Allocate memory more efficiently when packing objects#5170
Allocate memory more efficiently when packing objects#5170ethomson merged 1 commit intolibgit2:masterfrom
Conversation
The packbuilder code allocates memory in chunks. When it needs to allocate, it tries to add 1024 to the number of objects and multiply by 3/2. However, it actually multiplies by 1 instead, since it performs an integral division in the expression "3 / 2" and only then multiplies by the increased number of objects. The current behavior causes the code to waste massive amounts of time copying memory when it reallocates, causing inserting all non-blob objects in the Linux repository into a new pack to take some indeterminate time greater than 5 minutes instead of 52 seconds. Correct this error by first dividing by two, and only then multiplying by 3. We still check for overflow for the multiplication, which is the only part that can overflow. This appears to be the only place in the code base which has this problem.
|
Ouch. Nice catch. That's almost certainly my bad, from when we added the overflow bits, my rather mechanical transformations screwed this up. :/ |
Oh also, to clarify: with this PR it takes 52 seconds to repack? Or 52 seconds is the ideal git.git implementation time? |
With this PR, just inserting the non-blob objects (i.e., calling |
👍 Just wanted to make sure that I understood correctly. Thanks for the fix. |
The packbuilder code allocates memory in chunks. When it needs to allocate, it tries to add 1024 to the number of objects and multiply by 3/2. However, it actually multiplies by 1 instead, since it performs an integral division in the expression "3 / 2" and only then multiplies by the increased number of objects.

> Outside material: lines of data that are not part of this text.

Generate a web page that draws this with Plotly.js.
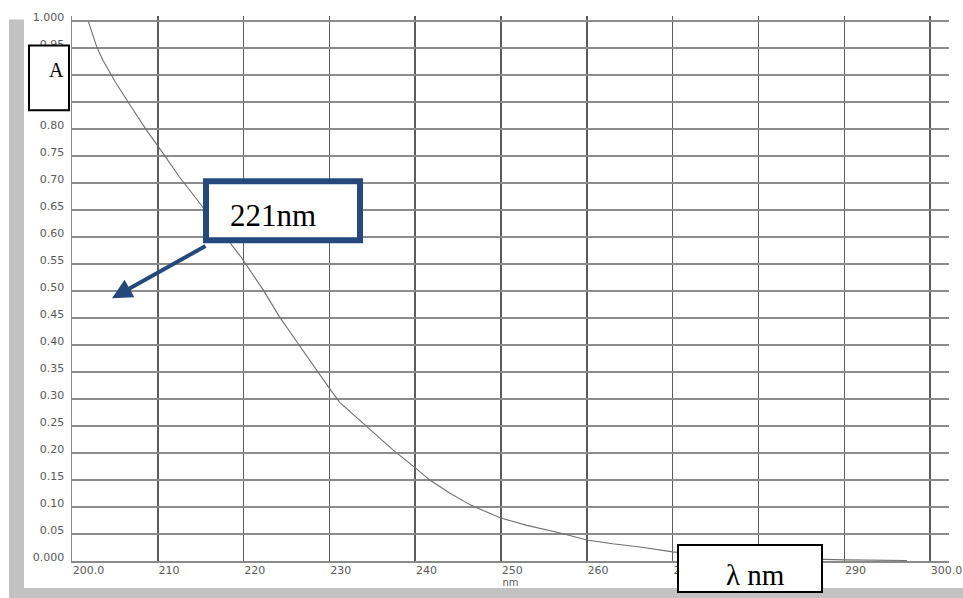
<!DOCTYPE html>
<html>
<head>
<meta charset="utf-8">
<script src="https://cdn.plot.ly/plotly-3.0.1.min.js"></script>
<style>html,body{margin:0;padding:0;background:#fff;}#chart{width:963px;height:598px;}</style>
</head>
<body>
<div id="chart"></div>
<script>
// Spectrum
const wavelength = [201.9, 202.9, 203.6, 205.0, 206.4, 208.7, 210.6, 212.5, 214.6, 216.5, 218.0, 219.8, 222.3, 224.2, 226.3, 228.7, 230.0, 231.2, 234.4, 237.4, 239.9, 241.7, 244.0, 246.4, 249.9, 253.0, 256.9, 260.0, 263.0, 266.2, 270.0, 275.0, 280.0, 285.0, 290.0, 297.3];
const absorbance = [1.000, 0.952, 0.928, 0.889, 0.854, 0.798, 0.756, 0.712, 0.669, 0.630, 0.598, 0.561, 0.502, 0.452, 0.404, 0.348, 0.320, 0.294, 0.248, 0.206, 0.174, 0.150, 0.126, 0.104, 0.080, 0.066, 0.052, 0.039, 0.032, 0.026, 0.017, 0.010, 0.006, 0.004, 0.002, 0.001];

const xTickVals = [200, 210, 220, 230, 240, 250, 260, 270, 280, 290, 300];
const xTickText = ["200.0", "210", "220", "230", "240", "250", "260", "270", "280", "290", "300.0"];
const yTickVals = [0, 0.05, 0.10, 0.15, 0.20, 0.25, 0.30, 0.35, 0.40, 0.45, 0.50, 0.55, 0.60, 0.65, 0.70, 0.75, 0.80, 0.85, 0.90, 0.95, 1.0];
const yTickText = ["0.000", "0.05", "0.10", "0.15", "0.20", "0.25", "0.30", "0.35", "0.40", "0.45", "0.50", "0.55", "0.60", "0.65", "0.70", "0.75", "0.80", "0.85", "0.90", "0.95", "1.000"];

const xAxisTitle = "nm";
const peakLabel = "221nm";
const yBoxLabel = "A";
const xBoxLabel = "λ nm";

// plot-area geometry (pixels)
const L = 72, T = 15.6, W = 877, H = 545.4;
const px = v => (v - L) / W;
const py = v => (T + H - v) / H;

const blue = "#26497c";

const trace = {
  x: wavelength, y: absorbance, type: "scatter", mode: "lines",
  line: {color: "#707070", width: 1.1}, hoverinfo: "skip"
};

const shapes = [
  // grey frame
  {type: "rect", xref: "paper", yref: "paper", x0: px(9), x1: px(24), y0: py(598), y1: py(19), fillcolor: "#c2c2c2", line: {width: 0}, layer: "above"},
  {type: "rect", xref: "paper", yref: "paper", x0: px(9), x1: px(963), y0: py(598), y1: py(588), fillcolor: "#c2c2c2", line: {width: 0}, layer: "above"},
  // A box
  {type: "rect", xref: "paper", yref: "paper", x0: px(29), x1: px(69), y0: py(110), y1: py(45), fillcolor: "#ffffff", line: {color: "#000", width: 2}, layer: "above"},
  // 221nm box
  {type: "rect", xref: "paper", yref: "paper", x0: px(206), x1: px(360), y0: py(240), y1: py(181), fillcolor: "#ffffff", line: {color: blue, width: 6}, layer: "above"},
  // λ nm box
  {type: "rect", xref: "paper", yref: "paper", x0: px(678), x1: px(822), y0: py(592), y1: py(545), fillcolor: "#ffffff", line: {color: "#000", width: 2}, layer: "above"}
];

const annotations = [
  {xref: "paper", yref: "paper", x: px(56), y: py(70), xanchor: "center", yanchor: "middle", text: yBoxLabel, showarrow: false, font: {family: "Liberation Serif", size: 20, color: "#000"}},
  {xref: "paper", yref: "paper", x: px(273), y: py(215), xanchor: "center", yanchor: "middle", text: peakLabel, showarrow: false, font: {family: "Liberation Serif", size: 31, color: "#000"}},
  {xref: "paper", yref: "paper", x: px(755), y: py(575), xanchor: "center", yanchor: "middle", text: xBoxLabel, showarrow: false, font: {family: "Liberation Serif", size: 29, color: "#000"}},
  // arrow
  {xref: "paper", yref: "paper", x: px(112), y: py(298), text: "", showarrow: true,
   axref: "pixel", ayref: "pixel", ax: 207 - 112, ay: 245 - 298,
   arrowcolor: blue, arrowwidth: 4, arrowhead: 2, arrowsize: 1, standoff: 0, startstandoff: 0}
];

const layout = {
  width: 963, height: 598,
  margin: {l: L, r: 963 - L - W, t: T, b: 598 - T - H, pad: 0},
  paper_bgcolor: "#ffffff", plot_bgcolor: "#ffffff",
  showlegend: false,
  xaxis: {
    range: [200, 302.2], tickvals: xTickVals, ticktext: xTickText,
    ticks: "", ticklabelposition: "outside right", ticklabelstandoff: -2,
    tickfont: {family: "DejaVu Sans", size: 11, color: "#5a5a5a"},
    showgrid: true, gridcolor: "#5c5c5c", gridwidth: 1.6,
    zeroline: false, showline: true, linecolor: "#8a8a8a", linewidth: 1.5,
    title: {text: xAxisTitle, font: {family: "DejaVu Sans", size: 10, color: "#5a5a5a"}, standoff: 2},
    fixedrange: true
  },
  yaxis: {
    range: [0, 1.01], tickvals: yTickVals, ticktext: yTickText,
    ticks: "", ticklabelshift: -4, ticklabelstandoff: 4,
    tickfont: {family: "DejaVu Sans", size: 11, color: "#5a5a5a"},
    showgrid: true, gridcolor: "#8c8c8c", gridwidth: 2,
    zeroline: false, showline: true, linecolor: "#8a8a8a", linewidth: 1.5,
    fixedrange: true
  },
  shapes: shapes,
  annotations: annotations
};

Plotly.newPlot("chart", [trace], layout, {displayModeBar: false, staticPlot: true});
</script>
</body>
</html>
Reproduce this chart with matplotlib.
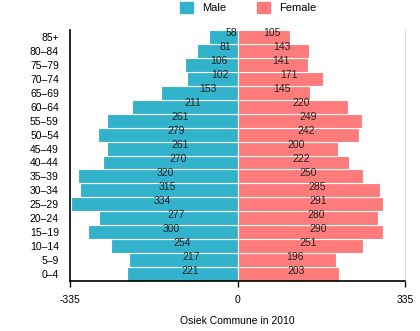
import matplotlib.pyplot as plt
from matplotlib.patches import Patch

plt.rcParams['font.family'] = ['Liberation Sans', 'DejaVu Sans']

AGES = ["0–4", "5–9", "10–14", "15–19", "20–24", "25–29", "30–34", "35–39",
        "40–44", "45–49", "50–54", "55–59", "60–64", "65–69", "70–74",
        "75–79", "80–84", "85+"]
MALE = [221, 217, 254, 300, 277, 334, 315, 320, 270, 261, 279, 261, 211,
        153, 102, 106, 81, 58]
FEMALE = [203, 196, 251, 290, 280, 291, 285, 250, 222, 200, 242, 249, 220,
          145, 171, 141, 143, 105]
XMAX = 335
TITLE = "Osiek Commune in 2010"

MALE_COLOR = "#33b2cc"
FEMALE_COLOR = "#fd7b7b"

fig = plt.figure(figsize=(4.2, 3.31), dpi=100)
ax = fig.add_axes([70 / 420, 50 / 331, 335 / 420, 251 / 331])

y = list(range(len(AGES)))
ax.barh(y, [-m for m in MALE], height=1.0, color=MALE_COLOR,
        edgecolor="white", linewidth=0.8)
ax.barh(y, FEMALE, height=1.0, color=FEMALE_COLOR,
        edgecolor="white", linewidth=0.8)

# value labels sit in the middle of each bar, nudged up and right
for i, (m, f) in enumerate(zip(MALE, FEMALE)):
    ax.annotate(str(m), (-m / 2, i), xytext=(6, 2.5), textcoords="offset points",
                ha="center", va="center", fontsize=7.5, color="#222222")
    ax.annotate(str(f), (f / 2, i), xytext=(6, 2.5), textcoords="offset points",
                ha="center", va="center", fontsize=7.5, color="#222222")

ax.set_xlim(-XMAX, XMAX)
ax.set_ylim(-0.5, len(AGES) - 0.5)
ax.set_yticks(y)
ax.set_yticklabels(AGES, fontsize=7.5)
ax.set_xticks([-XMAX, 0, XMAX])
ax.set_xticklabels([f"-{XMAX}", "0", str(XMAX)], fontsize=7.5)
ax.tick_params(axis="y", length=0, pad=8)
ax.tick_params(axis="x", length=4, width=1, pad=6)

ax.spines["top"].set_visible(False)
ax.spines["right"].set_color("#dddddd")
ax.spines["left"].set_linewidth(1.2)
ax.spines["bottom"].set_linewidth(1.2)

ax.set_xlabel(TITLE, fontsize=7.5, labelpad=8)

handles = [Patch(color=MALE_COLOR, label="Male"),
           Patch(color=FEMALE_COLOR, label="Female")]
fig.legend(handles=handles, loc="upper center", bbox_to_anchor=(248 / 420, 1.025),
           ncol=2, frameon=False, fontsize=8, handlelength=1.2,
           handleheight=1.2, handletextpad=0.8, columnspacing=2.8)

fig.savefig("out.png", dpi=100)
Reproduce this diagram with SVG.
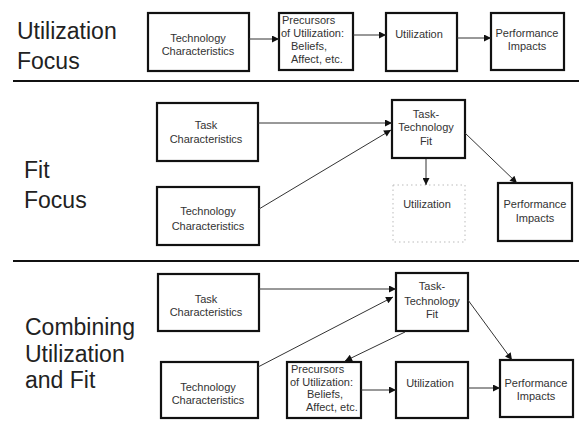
<svg xmlns="http://www.w3.org/2000/svg" width="579" height="426" viewBox="0 0 579 426">
<style>
.box{fill:#fff;stroke:#111;stroke-width:2.2}
.dot{fill:none;stroke:#bbb;stroke-width:1;stroke-dasharray:1.5 3}
.t{font-family:"Liberation Sans",Arial,sans-serif;font-size:11px;fill:#333;text-anchor:middle}
.tl{font-family:"Liberation Sans",Arial,sans-serif;font-size:11px;fill:#333}
.big{font-family:"Liberation Sans",Arial,sans-serif;font-size:23px;fill:#222}
.c{stroke:#333;stroke-width:1;fill:none;marker-end:url(#ah)}
.div{stroke:#111;stroke-width:2}
</style>
<defs>
<marker id="ah" viewBox="0 0 10 10" refX="10" refY="5" markerWidth="11" markerHeight="7" markerUnits="userSpaceOnUse" orient="auto">
<path d="M0,0 L10,5 L0,10 z" fill="#111"/>
</marker>
</defs>
<rect width="579" height="426" fill="#fff"/>

<g id="labels">
<text class="big" x="17" y="39">Utilization</text>
<text class="big" x="17" y="69">Focus</text>
<text class="big" x="24" y="178">Fit</text>
<text class="big" x="24" y="208">Focus</text>
<text class="big" x="25" y="335">Combining</text>
<text class="big" x="25" y="362">Utilization</text>
<text class="big" x="25" y="388">and Fit</text>
</g>

<g id="dividers">
<line class="div" x1="13" y1="81" x2="579" y2="81"/>
<line class="div" x1="13" y1="261" x2="579" y2="261"/>
</g>

<!-- Section 1 -->
<g id="s1-tech"><rect class="box" x="148" y="13" width="101" height="58"/>
<text class="t" x="198" y="42">Technology</text><text class="t" x="198" y="55">Characteristics</text></g>
<g id="s1-prec"><rect class="box" x="279" y="13" width="74" height="57"/>
<text class="tl" x="282" y="24">Precursors</text><text class="tl" x="281" y="37">of Utilization:</text>
<text class="tl" x="291" y="50">Beliefs,</text><text class="tl" x="291" y="63">Affect, etc.</text></g>
<g id="s1-util"><rect class="box" x="386" y="13" width="71" height="58"/>
<text class="t" x="419" y="38">Utilization</text></g>
<g id="s1-perf"><rect class="box" x="491" y="13" width="73" height="57"/>
<text class="t" x="527" y="37">Performance</text><text class="t" x="527" y="50">Impacts</text></g>

<!-- Section 2 -->
<g id="s2-task"><rect class="box" x="157" y="103" width="101" height="58"/>
<text class="t" x="206" y="129">Task</text><text class="t" x="206" y="143">Characteristics</text></g>
<g id="s2-tech"><rect class="box" x="157" y="187" width="102" height="58"/>
<text class="t" x="208" y="215">Technology</text><text class="t" x="208" y="230">Characteristics</text></g>
<g id="s2-ttf"><rect class="box" x="392" y="100" width="73" height="58"/>
<text class="t" x="426" y="118">Task-</text><text class="t" x="426" y="131">Technology</text><text class="t" x="426" y="145">Fit</text></g>
<g id="s2-util"><rect class="dot" x="393" y="185" width="72" height="57"/>
<text class="t" x="427" y="208">Utilization</text></g>
<g id="s2-perf"><rect class="box" x="498" y="183" width="74" height="58"/>
<text class="t" x="535" y="208">Performance</text><text class="t" x="535" y="222">Impacts</text></g>

<!-- Section 3 -->
<g id="s3-task"><rect class="box" x="158" y="274" width="101" height="57"/>
<text class="t" x="206" y="303">Task</text><text class="t" x="206" y="316">Characteristics</text></g>
<g id="s3-tech"><rect class="box" x="161" y="362" width="97" height="56"/>
<text class="t" x="208" y="391">Technology</text><text class="t" x="208" y="404">Characteristics</text></g>
<g id="s3-ttf"><rect class="box" x="396" y="273" width="72" height="58"/>
<text class="t" x="432" y="290">Task-</text><text class="t" x="432" y="305">Technology</text><text class="t" x="432" y="318">Fit</text></g>
<g id="s3-prec"><rect class="box" x="287" y="362" width="74" height="56"/>
<text class="tl" x="291" y="373">Precursors</text><text class="tl" x="290" y="386">of Utilization:</text>
<text class="tl" x="307" y="398">Beliefs,</text><text class="tl" x="306" y="411">Affect, etc.</text></g>
<g id="s3-util"><rect class="box" x="396" y="362" width="72" height="56"/>
<text class="t" x="430" y="387">Utilization</text></g>
<g id="s3-perf"><rect class="box" x="500" y="360" width="73" height="57"/>
<text class="t" x="536" y="387">Performance</text><text class="t" x="536" y="400">Impacts</text></g>

<g id="connectors">
<line class="c" x1="249" y1="39" x2="279" y2="39"/>
<line class="c" x1="353" y1="35" x2="386" y2="35"/>
<line class="c" x1="457" y1="38" x2="491" y2="38"/>

<line class="c" x1="258" y1="123" x2="392" y2="123"/>
<line class="c" x1="259" y1="209" x2="391" y2="130"/>
<line class="c" x1="426" y1="159" x2="426" y2="185"/>
<line class="c" x1="465" y1="133" x2="517" y2="183"/>

<line class="c" x1="259" y1="289" x2="396" y2="289"/>
<line class="c" x1="258" y1="367" x2="393" y2="297"/>
<line class="c" x1="405" y1="332" x2="345" y2="361"/>
<line class="c" x1="361" y1="390" x2="396" y2="390"/>
<line class="c" x1="468" y1="388" x2="500" y2="388"/>
<line class="c" x1="468" y1="300" x2="512" y2="360"/>
</g>
</svg>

The current behavior causes the code to waste massive amounts of time copying memory when it reallocates, causing inserting all non-blob objects in the Linux repository into a new pack to take some indeterminate time greater than 5 minutes instead of 52 seconds. (I was impatient and didn't want to wait much longer than 5 minutes for my job to run.)
Correct this error by first dividing by two, and only then multiplying by 3. We still check for overflow for the multiplication, which is the only part that can overflow. This appears to be the only place in the code base which has this problem.
There are no tests for this because the only consequence of this change is a performance improvement: the old code would have been equally functional, just much slower.